La poesía la hacía entrar en un estado de ensoñación, desde muy pequeña. María recuerda lo que sentía en su infancia cuando le leían a los grandes poetas, y le otorgaba a José Asunción Silva un lugar privilegiado en su recuerdo:
Fue José A. Silva quien despertóme a la belleza. Oía yo a un amigo de mis hermanas recitar su poesía dolorida. Era todavía muy joven para recibir visitas y estábame quietecita en la sombra de la alcoba vecina, escuchando ávida. Y amé a este poeta torturado siempre por una bella forma que él veía huir en su ansia. Sus versos fueron mi exquisito jardín: después Becquer, Heine, Amado Nervo. Así en esa edad en que la niña se esfuma.
María se escondía en la penumbra del salón, sumida en la ensoñación, imaginando palacios de cristal, flores exóticas, nubes plateadas, imágenes prestadas de la poesía modernista que escuchaba. Su madre se desesperaba y le pedía que no perdiera el tiempo, que hiciera algo útil. Pero María no le hacía caso. Ella vivía en su interior una vida intensa, que los mayores confundían con pasividad. Callaba y se limitaba a sonreír.

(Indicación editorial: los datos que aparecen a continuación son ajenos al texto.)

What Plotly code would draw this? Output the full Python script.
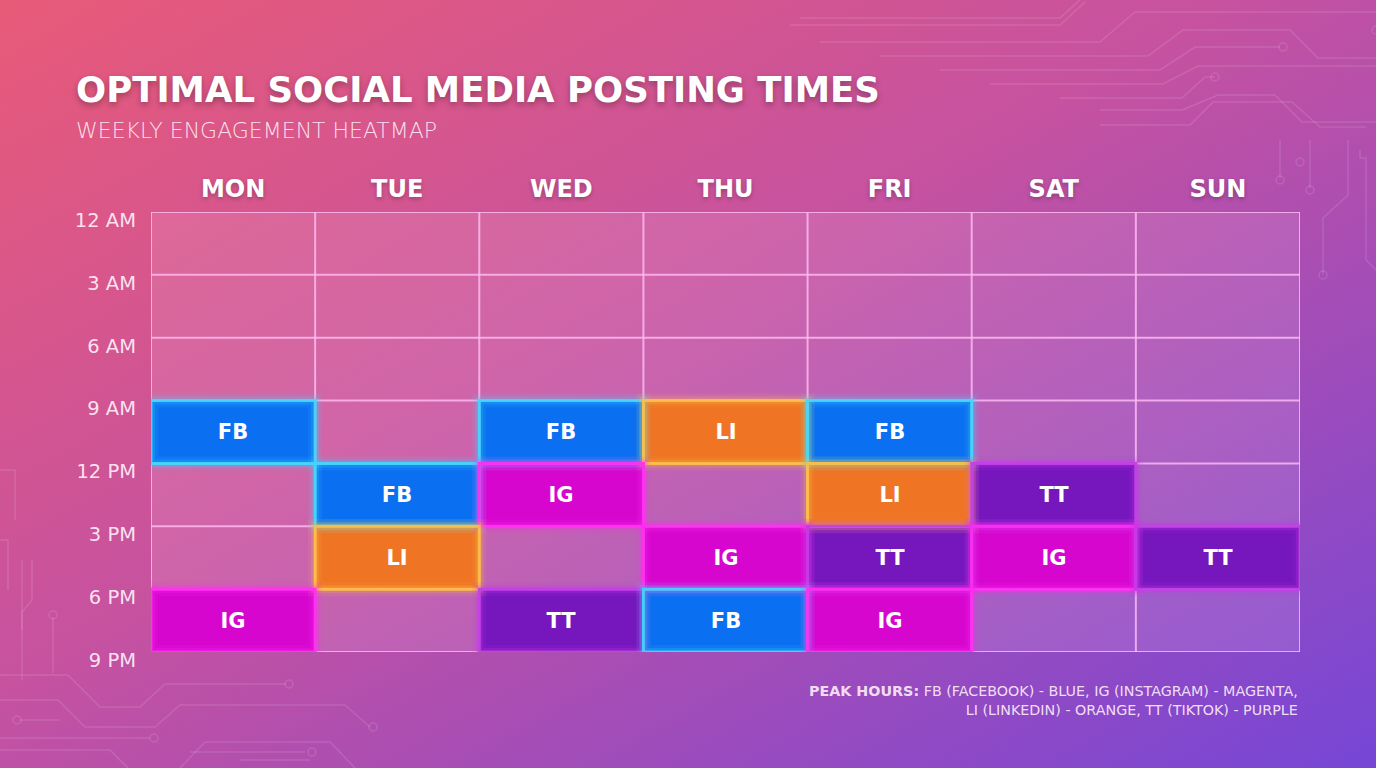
import base64
import plotly.graph_objects as go

# ---------------- data ----------------
days = ["MON", "TUE", "WED", "THU", "FRI", "SAT", "SUN"]
time_labels = ["12 AM", "3 AM", "6 AM", "9 AM", "12 PM", "3 PM", "6 PM", "9 PM"]
hour_edges = [0, 3, 6, 9, 12, 15, 18, 21]
# rows = 3-hour slots (12AM-3AM ... 6PM-9PM), columns = days
schedule = [
    ["", "", "", "", "", "", ""],
    ["", "", "", "", "", "", ""],
    ["", "", "", "", "", "", ""],
    ["FB", "", "FB", "LI", "FB", "", ""],
    ["", "FB", "IG", "", "LI", "TT", ""],
    ["", "LI", "", "IG", "TT", "IG", "TT"],
    ["IG", "", "TT", "FB", "IG", "", ""],
]
platforms = ["", "FB", "IG", "LI", "TT"]
fill_colors = ["rgba(255,225,248,0.13)", "#0a6ff0", "#d606cf", "#ef7424", "#7616bd"]
rim_colors = ["", "#3fd6ff", "#ff2cf2", "#ffbf45", "#c23be6"]

FONT = "DejaVu Sans"
W, H = 1376, 768
ML, MR, MT, MB = 151, 76, 212, 116
PW, PH = W - ML - MR, H - MT - MB

# ---------------- background (gradient + circuit decoration) ----------------
circuit_paths = [
    "M790 25 H1060 L1085 2", "M820 42 H1100 L1135 12 H1376",
    "M880 56 H1148 L1183 30 H1290 L1318 58 H1376",
    "M940 70 H1160 L1195 47 H1280", "M990 84 H1163 L1198 66 H1376",
    "M1060 98 H1182 L1205 77 H1215", "M1100 110 H1182 L1218 95 H1275 L1302 122 H1376",
    "M1100 125 H1190 L1213 102 H1292 L1320 127 H1366",
    "M1280 140 V178", "M1310 140 V188", "M1348 140 V195 L1323 218 V275",
    "M1360 150 V158 H1366 V260 L1376 270",
    "M0 675 H68 L100 707 H140 L165 684 H286",
    "M0 700 H58 L85 727 H155 L180 705 H345 L370 727",
    "M20 720 H60", "M0 738 H150", "M0 750 H110 L128 768", "M190 752 H305",
    "M180 768 L205 742 H330 L355 768", "M240 760 H310",
    "M53 617 V673", "M22 560 V630", "M32 560 V600 L22 612 V680",
    "M0 470 H15 V520", "M0 540 H8 V590",
    "M1080 0 L1060 18 H800",
]
circles = [(1283, 47), (1215, 77), (1376, 30), (1280, 180), (1310, 190), (1323, 275),
           (289, 684), (373, 727), (17, 720), (154, 738), (312, 752), (53, 615), (1300, 162)]
svg_parts = [
    f'<svg xmlns="http://www.w3.org/2000/svg" width="{W}" height="{H}" viewBox="0 0 {W} {H}" preserveAspectRatio="none">',
    '<defs><linearGradient id="g" x1="0" y1="0" x2="1" y2="1">',
    '<stop offset="0" stop-color="#e85a78"/><stop offset="0.45" stop-color="#c652a0"/>',
    '<stop offset="1" stop-color="#7646d6"/></linearGradient></defs>',
    f'<rect width="{W}" height="{H}" fill="url(#g)"/>',
    '<g fill="none" stroke="rgba(255,255,255,0.12)" stroke-width="1.5">',
]
for p in circuit_paths:
    svg_parts.append(f'<path d="{p}"/>')
for cx, cy in circles:
    svg_parts.append(f'<circle cx="{cx}" cy="{cy}" r="4"/>')
svg_parts.append('</g></svg>')
svg = "".join(svg_parts)
bg_src = "data:image/svg+xml;base64," + base64.b64encode(svg.encode()).decode()

# ---------------- heatmap ----------------
z = [[platforms.index(v) for v in row] for row in schedule]
n = len(platforms) - 1
colorscale = [[i / n, c] for i, c in enumerate(fill_colors)]

fig = go.Figure()
fig.add_trace(go.Heatmap(
    x=days, y=hour_edges, z=z, text=schedule, texttemplate="%{text}",
    textfont=dict(family=FONT, size=21, color="white", weight=700),
    colorscale=colorscale, zmin=0, zmax=n, showscale=False, hoverinfo="skip",
))

shapes = []
grid_col = "rgba(255,190,245,0.8)"
for i in range(len(days) + 1):
    shapes.append(dict(type="line", xref="x", yref="y", x0=i - 0.5, x1=i - 0.5,
                       y0=hour_edges[0], y1=hour_edges[-1], line=dict(color=grid_col, width=2)))
for e in hour_edges:
    shapes.append(dict(type="line", xref="x", yref="y", x0=-0.5, x1=len(days) - 0.5,
                       y0=e, y1=e, line=dict(color=grid_col, width=2)))
for r, row in enumerate(schedule):
    for c, v in enumerate(row):
        if not v:
            continue
        k = platforms.index(v)
        for w, op in ((14, 0.10), (8, 0.2), (3, 0.9)):
            shapes.append(dict(type="rect", xref="x", yref="y", x0=c - 0.5, x1=c + 0.5,
                               y0=hour_edges[r], y1=hour_edges[r + 1], opacity=op,
                               line=dict(color=rim_colors[k], width=w)))

fig.update_layout(
    width=W, height=H, margin=dict(l=ML, r=MR, t=MT, b=MB),
    paper_bgcolor="#b452ae", plot_bgcolor="rgba(0,0,0,0)",
    shapes=shapes,
    images=[dict(source=bg_src, xref="paper", yref="paper", x=-ML / PW, y=1 + MT / PH,
                 sizex=W / PW, sizey=H / PH, xanchor="left", yanchor="top",
                 sizing="stretch", layer="below")],
    xaxis=dict(side="top", showgrid=False, zeroline=False, ticks="", ticklabelstandoff=9,
               tickfont=dict(family=FONT, size=24, color="white", weight=700,
                             shadow="0px 2px 4px rgba(0,0,0,0.25)"),
               range=[-0.5, len(days) - 0.5], fixedrange=True),
    yaxis=dict(range=[hour_edges[-1], hour_edges[0]], tickvals=hour_edges, ticktext=time_labels,
               showgrid=False, zeroline=False, ticks="", ticklabelstandoff=14,
               ticklabelshift=-8,
               tickfont=dict(family=FONT, size=19.5, color="rgba(255,240,250,0.92)"),
               fixedrange=True),
    annotations=[
        dict(text="OPTIMAL SOCIAL MEDIA POSTING TIMES", xref="paper", yref="paper",
             x=-(ML - 74) / PW, y=1 + (MT - 90) / PH, xanchor="left", yanchor="middle",
             showarrow=False,
             font=dict(family=FONT, size=35.5, color="white", weight=700,
                       shadow="0px 3px 6px rgba(0,0,0,0.3)")),
        dict(text="WEEKLY ENGAGEMENT HEATMAP", xref="paper", yref="paper",
             x=-(ML - 74) / PW, y=1 + (MT - 130) / PH, xanchor="left", yanchor="middle",
             showarrow=False,
             font=dict(family=FONT, size=22, color="rgba(255,240,250,0.9)", weight=200)),
        dict(text="<b>PEAK HOURS:</b> FB (FACEBOOK) - BLUE, IG (INSTAGRAM) - MAGENTA,<br>"
                  "LI (LINKEDIN) - ORANGE, TT (TIKTOK) - PURPLE",
             xref="paper", yref="paper", x=1, y=-(700 - MT - PH) / PH,
             xanchor="right", yanchor="middle", align="right", showarrow=False,
             font=dict(family=FONT, size=14.3, color="rgba(255,240,250,0.9)")),
    ],
)

fig.write_html("out.html")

María no había nacido en esta casa sino en la plazuela de Veracruz, al frente de la casa en que más de un siglo atrás nació el prócer Atanasio Girardot. Años más tarde, en una nota autobiográfica evocaría este recuerdo, convencida de que el espíritu del prócer había tocado su alma:
Mi primer recuerdo: Tenía seis años cuando alguien dijo delante de mí, que yo había nacido en la plazuela de la Vera-Cruz, frente a la casa en que nació Atanasio Girardot. Levanté la cabeza con el altivo ademán y en mis ojos fulguró extraña luz, ¿por qué? ¿Acaso mi subconsciente sabía de la irradiación de esa vida y lo que el cerebro incomprensivo no sabía percibir, el alma encendida en llama de noble orgullo? ¿Acaso de esa grandiosa vida podría recibir el hermoso anhelo de darse?